Preliminary issues arose about the meaning and legal effect of the words in the policy statement.

Held: The preliminary issues were determined in favour of the claimant.

(1) In interpreting a contract, the court’s task was to ascertain the objective meaning of the language used by the parties to express their agreement. Interpretation was a unitary exercise; where there were rival meanings, the court could give weight to the implications of rival constructions by deciding which construction was more consistent with business common sense. That involved an iterative process by which each suggested interpretation was checked against the provisions of the contract and its commercial consequences were investigated. Once one had read the language in dispute and the relevant parts of the contract that provided its context, it did not matter whether the more detailed analysis commenced with the factual background and the implications of rival constructions or a close examination of the relevant language in the contract, so long as the court balanced the indications given by each: Wood v Capita Insurance Services Ltd [2017] AC 1173 followed.

Some agreements might be successfully interpreted principally by textual analysis because of their sophistication and complexity and because they had been negotiated and prepared by skilled professionals. The correct interpretation of other contracts might be achieved by a greater emphasis on the factual matrix because of their informality, brevity or the absence of skilled professional assistance. There might often be provisions in a detailed professionally drawn contract which lacked clarity and the lawyer or judge in interpreting such provisions might be helped by considering the factual matrix and the purpose of similar provisions in contracts of the same type.

(2) There was no dispute that the interpretation of insurance policy documents should broadly follow the principles generally applicable to interpretation of contracts. As was the case for the interpretation of contracts generally, the exercise of interpreting questions posed in proposals for insurance policies did not depend on the subjective intention or understanding of the parties. Rather, it was an objective exercise: R & R Developments v Axa Insurance UK plc [2010] Lloyd’s Rep IR 521 considered.

If there was genuine doubt or ambiguity as to what a clause meant, the court was entitled to prefer the meaning that most accorded with business common sense. If the ordinary meaning of the words used was clear and did not give rise to commercial absurdity, the court was not entitled to choose a different meaning which it considered would have been more commercially sensible or desirable.  

When the court was interpreting questions posed by insurers rather than a negotiated contract term, a different approach applied under which any genuine ambiguity was resolved in favour of the applicant. Thus, if faced with two rival constructions, both of which were objectively reasonable, the insurer would not be entitled to impugn, as a misrepresentation of fact, an answer given by the policy holder if that answer was true having regard to a construction which it was objectively reasonable to give to the question.

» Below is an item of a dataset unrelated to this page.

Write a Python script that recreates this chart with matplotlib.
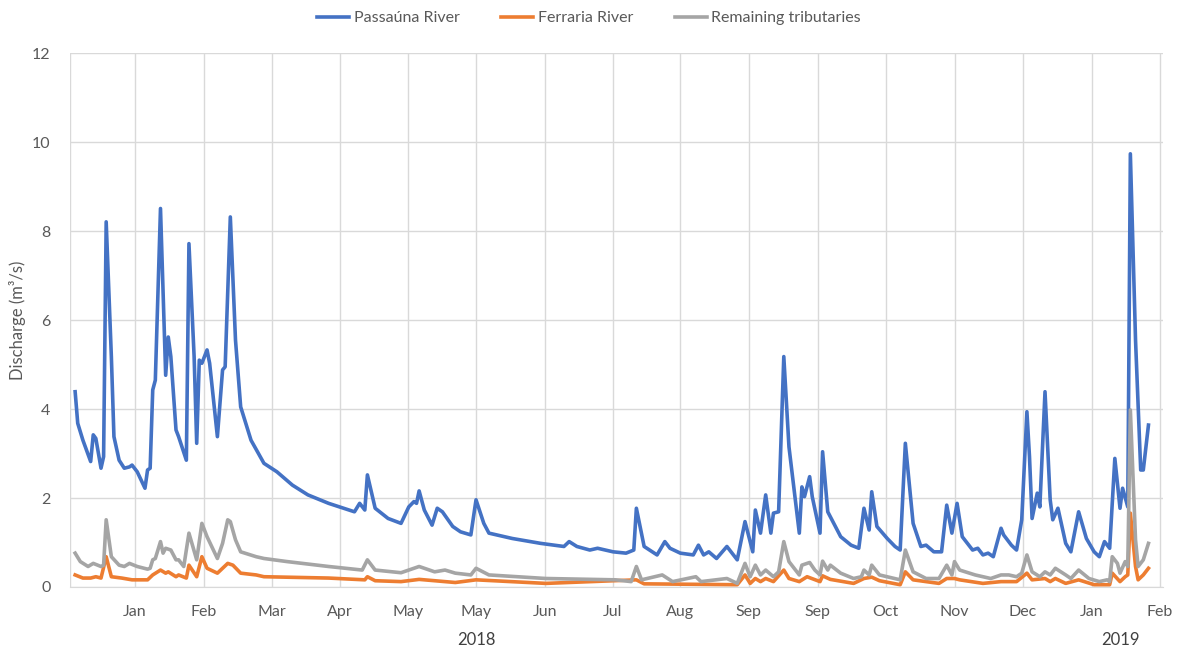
import matplotlib
matplotlib.use("Agg")
import matplotlib.pyplot as plt
import matplotlib.transforms as mtransforms

plt.rcParams['font.family'] = ['Lato', 'DejaVu Sans']

# --- DATA (day index from start of record, discharge in m3/s) ---
passauna_day = [2, 3, 5, 8, 9, 10, 12, 13, 14, 16, 17, 19, 21, 23, 24, 26, 29, 30, 31, 32,
                33, 35, 37, 38, 39, 41, 42, 45, 46, 48, 49, 50, 51, 53, 54, 57, 59, 60, 62, 64,
                66, 70, 75, 80, 86, 92, 100, 110, 112, 114, 115, 118, 123, 128, 131, 133, 134, 135, 137, 140,
                142, 144, 148, 151, 155, 157, 160, 162, 171, 182, 191, 193, 196, 201, 204, 210, 215, 218, 219, 222,
                227, 230, 232, 236, 241, 243, 245, 247, 250, 254, 258, 261, 264, 265, 267, 269, 271, 272, 274, 276,
                278, 282, 283, 284, 286, 287, 290, 291, 293, 298, 302, 305, 307, 309, 310, 312, 316, 319, 321, 323,
                326, 329, 331, 334, 337, 339, 341, 343, 345, 349, 351, 353, 355, 357, 360, 361, 364, 366, 368, 370,
                371, 372, 374, 375, 377, 379, 380, 382, 385, 387, 390, 393, 396, 398, 400, 402, 404, 406, 407, 409,
                410, 412, 414, 415, 417]
passauna_q = [4.39, 3.68, 3.30, 2.82, 3.42, 3.34, 2.67, 2.93, 8.21, 5.18, 3.38, 2.85, 2.67, 2.70, 2.74, 2.59, 2.22, 2.63, 2.67, 4.43,
              4.65, 8.51, 4.76, 5.62, 5.18, 3.53, 3.38, 2.85, 7.72, 5.18, 3.23, 5.10, 5.03, 5.33, 5.03, 3.38, 4.88, 4.95, 8.32, 5.55,
              4.05, 3.30, 2.78, 2.59, 2.29, 2.07, 1.88, 1.69, 1.88, 1.73, 2.52, 1.77, 1.54, 1.43, 1.80, 1.92, 1.88, 2.16, 1.73, 1.39,
              1.77, 1.69, 1.36, 1.24, 1.17, 1.96, 1.43, 1.21, 1.09, 0.98, 0.91, 1.02, 0.91, 0.83, 0.87, 0.79, 0.76, 0.83, 1.77, 0.91,
              0.72, 1.02, 0.87, 0.76, 0.72, 0.94, 0.72, 0.79, 0.64, 0.91, 0.61, 1.47, 0.79, 1.73, 1.21, 2.07, 1.21, 1.66, 1.69, 5.18,
              3.15, 1.21, 2.25, 2.03, 2.48, 2.03, 1.21, 3.04, 1.69, 1.13, 0.94, 0.87, 1.77, 1.28, 2.14, 1.36, 1.09, 0.91, 0.83, 3.23,
              1.43, 0.91, 0.94, 0.79, 0.79, 1.84, 1.21, 1.88, 1.13, 0.83, 0.87, 0.72, 0.76, 0.68, 1.32, 1.17, 0.94, 0.83, 1.51, 3.94,
              2.93, 1.54, 2.11, 1.80, 4.39, 1.96, 1.51, 1.77, 0.98, 0.79, 1.69, 1.09, 0.79, 0.68, 1.02, 0.87, 2.89, 1.77, 2.22, 1.80,
              9.74, 5.55, 2.63, 2.63, 3.64]

ferraria_day = [2, 5, 8, 10, 12, 14, 16, 20, 24, 30, 32, 35, 37, 38, 41, 42, 45, 46, 49, 51,
                53, 57, 61, 63, 66, 72, 75, 100, 114, 115, 118, 128, 135, 149, 157, 184, 219, 222, 258, 261,
                263, 265, 267, 269, 272, 276, 278, 282, 285, 290, 291, 294, 303, 307, 310, 313, 321, 323, 326, 336,
                339, 342, 344, 353, 360, 366, 370, 372, 377, 379, 381, 385, 390, 396, 402, 403, 406, 408, 409, 410,
                412, 413, 415, 417]
ferraria_q = [0.27, 0.20, 0.20, 0.23, 0.20, 0.68, 0.23, 0.20, 0.16, 0.16, 0.27, 0.38, 0.31, 0.34, 0.23, 0.27, 0.20, 0.49, 0.23, 0.68,
              0.42, 0.31, 0.53, 0.49, 0.31, 0.27, 0.23, 0.20, 0.16, 0.23, 0.14, 0.12, 0.17, 0.10, 0.16, 0.08, 0.16, 0.07, 0.05, 0.27,
              0.08, 0.19, 0.12, 0.19, 0.12, 0.38, 0.19, 0.12, 0.23, 0.12, 0.25, 0.17, 0.08, 0.19, 0.22, 0.14, 0.05, 0.34, 0.16, 0.08,
              0.19, 0.19, 0.16, 0.08, 0.12, 0.12, 0.31, 0.16, 0.19, 0.12, 0.19, 0.08, 0.16, 0.05, 0.05, 0.31, 0.12, 0.23, 0.27, 1.66,
              0.46, 0.16, 0.27, 0.42]

remaining_day = [2, 4, 7, 9, 12, 13, 14, 16, 19, 21, 23, 26, 30, 31, 32, 33, 35, 36, 37, 39,
                 41, 42, 44, 46, 49, 51, 53, 57, 59, 61, 62, 64, 66, 72, 75, 84, 100, 113, 115, 118,
                 128, 135, 141, 145, 149, 155, 157, 162, 184, 211, 217, 219, 221, 229, 233, 242, 244, 254, 258, 261,
                 263, 265, 267, 269, 272, 274, 276, 278, 282, 283, 286, 288, 290, 291, 293, 294, 298, 303, 306, 307,
                 309, 310, 313, 321, 323, 326, 331, 336, 339, 341, 342, 344, 350, 356, 360, 363, 366, 368, 370, 372,
                 375, 377, 379, 381, 385, 387, 390, 394, 398, 401, 402, 403, 405, 406, 408, 409, 410, 412, 413, 415,
                 417]
remaining_q = [0.76, 0.57, 0.46, 0.53, 0.46, 0.49, 1.51, 0.68, 0.49, 0.46, 0.53, 0.46, 0.40, 0.42, 0.61, 0.64, 1.02, 0.76, 0.87, 0.83,
               0.61, 0.61, 0.46, 1.21, 0.61, 1.43, 1.13, 0.64, 0.98, 1.51, 1.47, 1.06, 0.79, 0.68, 0.64, 0.57, 0.46, 0.38, 0.61, 0.38,
               0.32, 0.46, 0.34, 0.38, 0.31, 0.27, 0.42, 0.27, 0.19, 0.16, 0.12, 0.46, 0.16, 0.27, 0.12, 0.23, 0.12, 0.19, 0.08, 0.53,
               0.23, 0.49, 0.27, 0.38, 0.23, 0.34, 1.02, 0.57, 0.27, 0.49, 0.55, 0.38, 0.27, 0.58, 0.38, 0.49, 0.31, 0.19, 0.23, 0.38,
               0.27, 0.49, 0.27, 0.16, 0.83, 0.34, 0.19, 0.19, 0.49, 0.27, 0.57, 0.38, 0.27, 0.19, 0.27, 0.27, 0.23, 0.31, 0.72, 0.34,
               0.23, 0.34, 0.27, 0.42, 0.27, 0.19, 0.38, 0.19, 0.12, 0.16, 0.12, 0.68, 0.53, 0.31, 0.57, 0.46, 3.98, 1.06, 0.46, 0.61,
               0.98]

month_ticks = [25.1, 51.8, 78.1, 104.4, 130.7, 156.9, 183.6, 209.9, 235.8, 262.5, 289.1, 315.4, 342.1, 368.4, 395.1, 421.3]
month_labels = ['Jan', 'Feb', 'Mar', 'Apr', 'May', 'May', 'Jun', 'Jul', 'Aug', 'Sep', 'Sep', 'Oct', 'Nov', 'Dec', 'Jan', 'Feb']
year_labels = ['2018', '2019']
year_pos = [157, 406]

TEXT = '#595959'
GRID = '#d9d9d9'

fig = plt.figure(figsize=(11.78, 6.5), dpi=100)
ax = fig.add_axes([0.0594, 0.097, 0.9276, 0.821])

ax.plot(passauna_day, passauna_q, color='#4472C4', lw=2.6, label='Passaúna River', solid_joinstyle='round')
ax.plot(ferraria_day, ferraria_q, color='#ED7D31', lw=2.6, label='Ferraria River', solid_joinstyle='round')
ax.plot(remaining_day, remaining_q, color='#A5A5A5', lw=2.6, label='Remaining tributaries', solid_joinstyle='round')

ax.set_xlim(0, 422.5)
ax.set_ylim(0, 12)
ax.set_yticks(range(0, 13, 2))
ax.set_xticks(month_ticks)
ax.set_xticklabels(month_labels)
ax.tick_params(axis='both', length=0, colors=TEXT, labelsize=11.5)
ax.tick_params(axis='x', pad=13)
ax.tick_params(axis='y', pad=14)
ax.grid(True, color=GRID, lw=1)
ax.set_axisbelow(True)
for side in ['top', 'right', 'left']:
    ax.spines[side].set_visible(False)
ax.spines['bottom'].set_color(GRID)
ax.axvline(0, color=GRID, lw=1)

trans = mtransforms.blended_transform_factory(ax.transData, ax.transAxes)
for pos, lab in zip(year_pos, year_labels):
    ax.text(pos, -0.1, lab, transform=trans, ha='center', va='center', fontsize=12, color='#404040')

fig.text(18 / 1178, 1 - 320 / 650, 'Discharge (m³/s)', rotation=90, ha='center', va='center',
         fontsize=12, color=TEXT)

leg = fig.legend(loc='upper center', bbox_to_anchor=(0.5, 1.005), ncol=3, frameon=False,
                 fontsize=11.5, handlelength=2.0, handletextpad=0.3, columnspacing=2.6)
for t in leg.get_texts():
    t.set_color(TEXT)

fig.savefig('out.png', dpi=100)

(3) The claimant accepted that the other insolvency events were (subject to waiver) material, and that the defendant was induced to enter the policy by the representation, such that if the defendant did not waive its entitlement to the information, there was a misrepresentation and/or unfair presentation of risk and the defendant was entitled to avoid the policy. The question was whether a reasonable man reading the insolvency question would be justified in thinking that the insurer had consented to the omission of specific information (here, the other insolvency events). Having identified previous liquidations as a subject on which the defendant required disclosure, and having specified the persons in respect of whom a previous liquidation would be disclosable, the defendant limited its right of disclosure in respect of other (unspecified) persons or companies which had been placed into liquidation. The other insolvency events were all liquidations. They were therefore precisely the same type of insolvency matters which were the subject of the insolvency question: the difference was that they related to a different set of persons than those identified in the question.

 Therefore, it was a reasonable inference for the claimant to draw that the defendant did not wish to know about any other liquidations (or, indeed, administrations, administrative receiverships, company voluntary arrangements, and so on), other than those specified in the insolvency question. Accordingly, the representation was neither a misrepresentation nor an unfair presentation of risk: Doheny v New India Assurance Co [2005] Lloyd’s Rep IR 251 and R & R Developments v Axa Insurance UK plc considered.

Roddy Dunlop QC (Scot) and Jonathan Schaffer-Goddard (instructed by Markel Law LLP, of Manchester) appeared for the claimant; Graham Eklund QC (instructed by Clyde & Co LLP) appeared for the defendant.